I have no idea what people mean when they say talking about the weather is mundane. The disdain of, “Just talking about the weather!”, “I mean why not talk about the weather to kill time?”
Apparently, Oscar Wilde said: “conversation about the weather is the last refuge of the unimaginative.”
It isn’t. It is marvelous.
No two days are exactly the same, see?
In any case, I would much rather talk about the sunsets and moonrises, fluffy happy cirrus clouds and stormy heavy cumulonimbus clouds, than about any other foul thing wracking humanity.
In the Spring, I have counted 136 different kinds of weather inside of 24 hours.
– Mark Twain
It’s been a curious winter for those of us spoilt by our usually mild Californian winters. This winter saw us receive unusually large amounts of rain, our mountains are swollen with snowcaps, and our rivers are welling up and rushing into our oceans, the winds, when they came, ripped treetops, and crashed onto roads & homes and showed us how powerful nature is. One house on my regular commute route had a 100 ft tree crashed straight through – I can only hope the inhabitants weren’t present in the house when the tree fell, for it would most certainly have caused injury or worse.
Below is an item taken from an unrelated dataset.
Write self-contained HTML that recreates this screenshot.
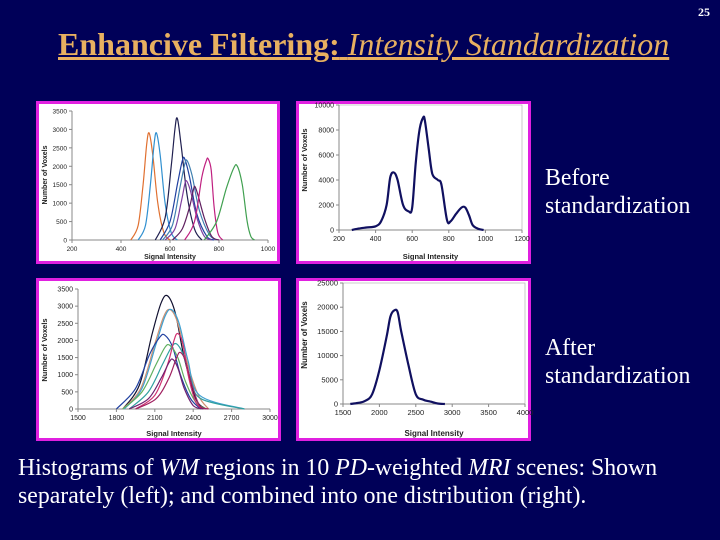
<!DOCTYPE html>
<html><head><meta charset="utf-8">
<style>
html,body{margin:0;padding:0;}
body{width:720px;height:540px;background:#000058;position:relative;overflow:hidden;font-family:"Liberation Serif",serif;}
.t{position:absolute;color:#fff;font-size:23.8px;line-height:28px;}
#title{position:absolute;left:58px;top:26px;font-size:32px;color:#e8b060;text-decoration:underline;white-space:nowrap;}
#pnum{position:absolute;left:698px;top:5px;font-size:12px;font-weight:bold;color:#fff;}
svg{position:absolute;left:0;top:0;}
</style></head>
<body>
<div id="pnum">25</div>
<div id="title"><b>Enhancive Filtering:</b> <i>Intensity Standardization</i></div>
<div class="t" style="left:545px;top:164px">Before<br>standardization</div>
<div class="t" style="left:545px;top:334px">After<br>standardization</div>
<div class="t" style="left:18px;top:454px;width:665px">Histograms of <i>WM</i> regions in 10 <i>PD</i>-weighted <i>MRI</i> scenes: Shown separately (left); and combined into one distribution (right).</div>
<svg id="s" width="720" height="540"></svg>
<script>
// ---- data ----
const p1XTicks=[200,400,600,800,1000];
const p1YTicks=[0,500,1000,1500,2000,2500,3000,3500];
const p1Colors=["#e07030","#3090d0","#202050","#2040a0","#4080b0","#8040a0","#602060","#c02080","#40a050"];
const p1X=[
[440,470,490,505,515,530,550,575,600],
[470,500,520,535,545,560,580,605,630],
[540,580,605,620,630,645,670,700,730],
[560,600,630,650,660,680,710,750,780],
[570,610,640,660,670,690,720,760,790],
[580,620,645,660,668,685,710,740,770],
[610,650,680,695,702,715,740,770,800],
[660,700,730,748,756,768,780,795,815],
[740,790,830,860,875,895,915,930,945]];
const p1Y=[
[0,400,1500,2600,2900,2300,1000,200,0],
[0,400,1500,2600,2900,2300,1000,200,0],
[0,600,2000,3000,3300,2600,1200,300,0],
[0,500,1500,2150,2200,1700,700,100,0],
[0,400,1400,2050,2150,1750,800,150,0],
[0,300,1000,1500,1600,1300,600,100,0],
[0,300,900,1350,1450,1200,600,100,0],
[0,500,1700,2150,2200,1900,900,200,0],
[0,500,1400,1950,2000,1500,500,100,0]];

const p2XTicks=[200,400,600,800,1000,1200];
const p2YTicks=[0,2000,4000,6000,8000,10000];
const p2X=[270,300,350,400,430,460,480,500,520,550,580,600,620,640,660,670,690,710,740,760,790,810,840,870,890,910,930,960,990];
const p2Y=[0,100,200,300,700,2000,4200,4600,4000,2000,1500,1800,5500,8000,9000,8700,6500,4500,4000,3600,800,700,1300,1800,1800,1200,400,100,0];

const p3XTicks=[1500,1800,2100,2400,2700,3000];
const p3YTicks=[0,500,1000,1500,2000,2500,3000,3500];
const p3Colors=["#101030","#d09070","#40a0d0","#2040a0","#30a0a0","#60b060","#d03070","#a02060","#702070"];
const p3X=[
[1850,1980,2080,2150,2200,2260,2330,2420,2500],
[1850,1990,2100,2170,2220,2280,2350,2440,2520],
[1860,2000,2110,2180,2230,2290,2360,2450,2800],
[1800,1950,2060,2140,2180,2240,2300,2380,2460],
[1900,2050,2160,2230,2270,2320,2380,2460,2800],
[1850,2000,2110,2180,2220,2280,2340,2420,2500],
[1950,2100,2200,2250,2280,2320,2360,2420,2480],
[1950,2110,2210,2270,2300,2340,2390,2450,2520],
[1900,2050,2150,2210,2240,2280,2330,2400,2480]];
const p3Y=[
[0,700,2200,3100,3300,2800,1500,300,0],
[0,600,1900,2700,2900,2500,1400,400,0],
[0,600,1900,2700,2900,2500,1400,400,0],
[0,600,1600,2100,2150,1800,1000,300,0],
[0,500,1300,1800,1900,1600,900,300,0],
[0,500,1300,1800,1850,1500,800,200,0],
[0,400,1300,2000,2200,1900,1000,200,0],
[0,300,900,1500,1650,1400,700,100,0],
[0,300,900,1350,1450,1200,600,100,0]];

const p4XTicks=[1500,2000,2500,3000,3500,4000];
const p4YTicks=[0,5000,10000,15000,20000,25000];
const p4X=[1600,1700,1800,1900,2000,2100,2150,2200,2250,2300,2400,2500,2600,2700,2800,2900];
const p4Y=[0,200,600,2000,7000,14000,18000,19300,19000,15000,8000,2000,900,500,100,0];

// ---- drawing ----
const NS="http://www.w3.org/2000/svg";
const svg=document.getElementById('s');
function mk(tag,attrs,parent){const e=document.createElementNS(NS,tag);for(const k in attrs)e.setAttribute(k,attrs[k]);(parent||svg).appendChild(e);return e;}
function path(pts){let d="M"+pts[0][0].toFixed(1)+","+pts[0][1].toFixed(1);
 for(let i=0;i<pts.length-1;i++){const p0=pts[Math.max(i-1,0)],p1=pts[i],p2=pts[i+1],p3=pts[Math.min(i+2,pts.length-1)];
  const c1=[p1[0]+(p2[0]-p0[0])/6,p1[1]+(p2[1]-p0[1])/6],c2=[p2[0]-(p3[0]-p1[0])/6,p2[1]-(p3[1]-p1[1])/6];
  d+=" C"+c1[0].toFixed(1)+","+c1[1].toFixed(1)+" "+c2[0].toFixed(1)+","+c2[1].toFixed(1)+" "+p2[0].toFixed(1)+","+p2[1].toFixed(1);}
 return d;}
function chart(name,c,xt,yt,xs,ys,colors,sw,ytitleTop){
 const g=mk('g',{});
 
 
 const fr=mk('rect',{x:c.fx+1.5,y:c.fy+1.5,width:c.fw-3,height:c.fh-3,fill:'#fff',stroke:'#e020e0','stroke-width':3},g);
 
 
 const xmin=xt[0],xmax=xt[xt.length-1],ymax=yt[yt.length-1];
 const X=v=>c.x0+(v-xmin)/(xmax-xmin)*(c.x1-c.x0);
 const Y=v=>c.y0-(v/ymax)*(c.y0-c.y1);
 if(c.box){mk('path',{d:`M${c.x0},${c.y1}H${c.x1}V${c.y0}`,fill:'none',stroke:'#bbb','stroke-width':0.8},g);}
 mk('line',{x1:c.x0,y1:c.y0,x2:c.x1,y2:c.y0,stroke:'#888','stroke-width':1},g);
 mk('line',{x1:c.x0,y1:c.y0,x2:c.x0,y2:c.y1,stroke:'#888','stroke-width':1},g);
 xt.forEach(v=>{mk('line',{x1:X(v),y1:c.y0,x2:X(v),y2:c.y0+3,stroke:'#888'},g);
  const t=mk('text',{x:X(v),y:c.y0+11,'font-size':c.fs,'text-anchor':'middle','font-family':'Liberation Sans, sans-serif',fill:'#222'},g);t.textContent=v;
  });
 yt.forEach(v=>{mk('line',{x1:c.x0-3,y1:Y(v),x2:c.x0,y2:Y(v),stroke:'#888'},g);
  const t=mk('text',{x:c.x0-5,y:Y(v)+2.5,'font-size':c.fs,'text-anchor':'end','font-family':'Liberation Sans, sans-serif',fill:'#222'},g);t.textContent=v;
  });
 const xtl=mk('text',{x:(c.x0+c.x1)/2,y:c.fy+c.fh-5,'font-size':c.fs+0.5,'font-weight':'bold','text-anchor':'middle','font-family':'Liberation Sans, sans-serif',fill:'#222'},g);
 xtl.textContent='Signal Intensity';
 
 const yx=c.fx+11,yy=ytitleTop;
 const ytl=mk('text',{x:yx,y:yy,'font-size':c.fs+0.5,'font-weight':'bold','text-anchor':'middle','font-family':'Liberation Sans, sans-serif',fill:'#222',transform:`rotate(-90 ${yx} ${yy})`},g);
 ytl.textContent='Number of Voxels';
 
 xs.forEach((arr,i)=>{const pts=arr.map((v,j)=>[X(v),Y(ys[i][j])]);
  const p=mk('path',{d:path(pts),fill:'none',stroke:colors[i],'stroke-width':sw,'stroke-linejoin':'round'},g);
  });
}
chart('separate-histograms-before',{fx:36,fy:101,fw:244,fh:163,x0:72,x1:268,y0:240,y1:111,fs:6.5},p1XTicks,p1YTicks,p1X,p1Y,p1Colors,1.2,175);
chart('combined-histogram-before',{fx:296,fy:101,fw:235,fh:163,x0:339,x1:522,y0:230,y1:105,fs:7,box:true},p2XTicks,p2YTicks,[p2X],[p2Y],["#101060"],2.2,160);
chart('separate-histograms-after',{fx:36,fy:278,fw:245,fh:163,x0:78,x1:270,y0:409,y1:289,fs:7},p3XTicks,p3YTicks,p3X,p3Y,p3Colors,1.2,350);
chart('combined-histogram-after',{fx:296,fy:278,fw:235,fh:163,x0:343,x1:525,y0:404,y1:283,fs:7.5,box:true},p4XTicks,p4YTicks,[p4X],[p4Y],["#101060"],2.2,335);
</script>
</body></html>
Having grown up in the mountains where extreme weathers were not unheard of, and blackouts a way of life, I would’ve thought recent weather events would not have surprised me so much. But I suppose it still did. My heart leaped as a huge tree branch crashed right behind my car as I drove home through a particularly windy day. I think I held my heart in in my mouth to keep it from leaping out and flying off with the gale for a full 5 minutes.
The quickly changing weather has us all philosophising too. More than we usually do.
Do the weather related moods signify something as drastic as the impermanence of our existence? Or is it just that – vagaries of nature to be borne, witnessed and experienced? Could it signify our emotions flitting in and out of our systems, lapping like little waves against our psyche, shaping, reshaping and muddling our coastlines ever so subtly, the cumulative effect of what we allow to feel weighing in? Like weather patterns, we could change. After all, like one of our favorite songs often reminds us: Behind the clouds, the sun is shining. We can only appreciate a good day when we have days in which stepping outside is hard.
For those of us spoilt by the consistency of the sun and the brilliance of our days and the glows of our sunsets and sunrises, this is a time for philosophy. Unabashed but lovely philosophizing.
I quite agree with this quote that I found attributed to John Ruskin:
Sunshine is delicious, rain is refreshing, wind braces us up, snow is exhilarating; there is really no such thing as bad weather, only different kinds of good weather.